That narrowing chasm between stressed out and sorted out

A 3 day weekend just ended. It alternated between periods of utter desperation to have a fantastically fun-filled weekend and actually having fun. As always, the fun came from unexpected quarters and unforeseen activities. I rediscovered the joys of sitting down with a fat bound book in a library. Ah, the comfort of knowing how many pages remain to be devoured. That transitioned to an evening catching up with friends I hadn’t met for months and sitting by the quay side. I expected peace; instead, frustration was the predominant feeling I experienced. Morning brought more hopes; a day of utter bliss with baking and singing followed. I felt at peace with myself. A wonderful week to look forward to..

My chirpy and cheery mood persisted till the next morning. Got some serious work done, lay the foundation to undertake a few more tasks that I had put off until now. Lunch cemented my feeling of completeness; a great set of friends at work, an awesome boss and challenging work that I nevertheless managed to get the hang of.

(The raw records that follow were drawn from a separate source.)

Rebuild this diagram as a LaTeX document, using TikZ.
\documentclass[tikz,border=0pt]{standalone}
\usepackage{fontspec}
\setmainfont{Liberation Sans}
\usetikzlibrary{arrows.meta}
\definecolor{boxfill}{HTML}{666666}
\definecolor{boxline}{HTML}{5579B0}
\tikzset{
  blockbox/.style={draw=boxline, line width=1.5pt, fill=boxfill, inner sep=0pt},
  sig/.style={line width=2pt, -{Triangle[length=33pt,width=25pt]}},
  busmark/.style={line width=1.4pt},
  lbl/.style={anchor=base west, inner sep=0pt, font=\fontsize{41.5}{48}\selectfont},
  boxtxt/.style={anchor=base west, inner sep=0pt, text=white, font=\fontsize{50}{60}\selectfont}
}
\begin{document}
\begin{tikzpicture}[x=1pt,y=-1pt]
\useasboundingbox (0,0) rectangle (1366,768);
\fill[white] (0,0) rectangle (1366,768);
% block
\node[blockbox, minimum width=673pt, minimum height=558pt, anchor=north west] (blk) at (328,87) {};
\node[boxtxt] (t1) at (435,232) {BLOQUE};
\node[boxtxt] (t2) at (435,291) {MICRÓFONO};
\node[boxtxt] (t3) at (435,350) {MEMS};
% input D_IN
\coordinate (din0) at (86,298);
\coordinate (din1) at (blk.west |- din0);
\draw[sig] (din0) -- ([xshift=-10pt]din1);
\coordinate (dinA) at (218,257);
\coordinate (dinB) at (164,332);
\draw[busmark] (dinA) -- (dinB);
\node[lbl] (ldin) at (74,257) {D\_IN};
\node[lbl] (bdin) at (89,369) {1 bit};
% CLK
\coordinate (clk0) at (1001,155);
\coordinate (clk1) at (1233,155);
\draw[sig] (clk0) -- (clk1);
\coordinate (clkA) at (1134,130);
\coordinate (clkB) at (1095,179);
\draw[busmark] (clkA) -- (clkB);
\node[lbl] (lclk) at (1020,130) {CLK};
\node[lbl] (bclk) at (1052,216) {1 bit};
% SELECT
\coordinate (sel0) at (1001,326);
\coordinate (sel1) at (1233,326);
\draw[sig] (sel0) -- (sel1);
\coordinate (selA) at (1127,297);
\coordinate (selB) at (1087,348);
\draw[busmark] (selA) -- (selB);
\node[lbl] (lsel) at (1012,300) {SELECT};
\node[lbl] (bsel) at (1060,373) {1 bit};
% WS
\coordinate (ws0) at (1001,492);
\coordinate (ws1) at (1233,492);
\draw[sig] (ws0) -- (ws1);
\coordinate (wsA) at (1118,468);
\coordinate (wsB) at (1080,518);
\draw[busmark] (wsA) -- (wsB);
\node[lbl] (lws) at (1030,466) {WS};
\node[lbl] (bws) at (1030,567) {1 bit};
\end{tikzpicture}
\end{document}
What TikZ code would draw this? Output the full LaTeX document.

A mail followed, bringing the tides of that inevitable goof up I had committed.  To top it, I had dragged someone into my mess.Now? Would my work be relegated to the trash can? Would anyone ever trust me with anything important EVER again? My boss would be so disappointed in me. A couple of hours of intense ‘how do I fix this’ introspection followed. And then I bounced back.

The mantra that never fails to cheer me after a bad day: a newspaper (I mean the online news, I’m not quite as technologically illiterate as I sound), some chocolate, lilting music, a ‘this is going nowhere’ conversation with my ex, and simply letting my stress spill onto paper. I’m feeling better already. And certainly ready to meet the consequences of my goof up.

Is this torrent of roller coaster emotions ‘NORMAL’? Crossing over from stressed out to sorted out in mere seconds?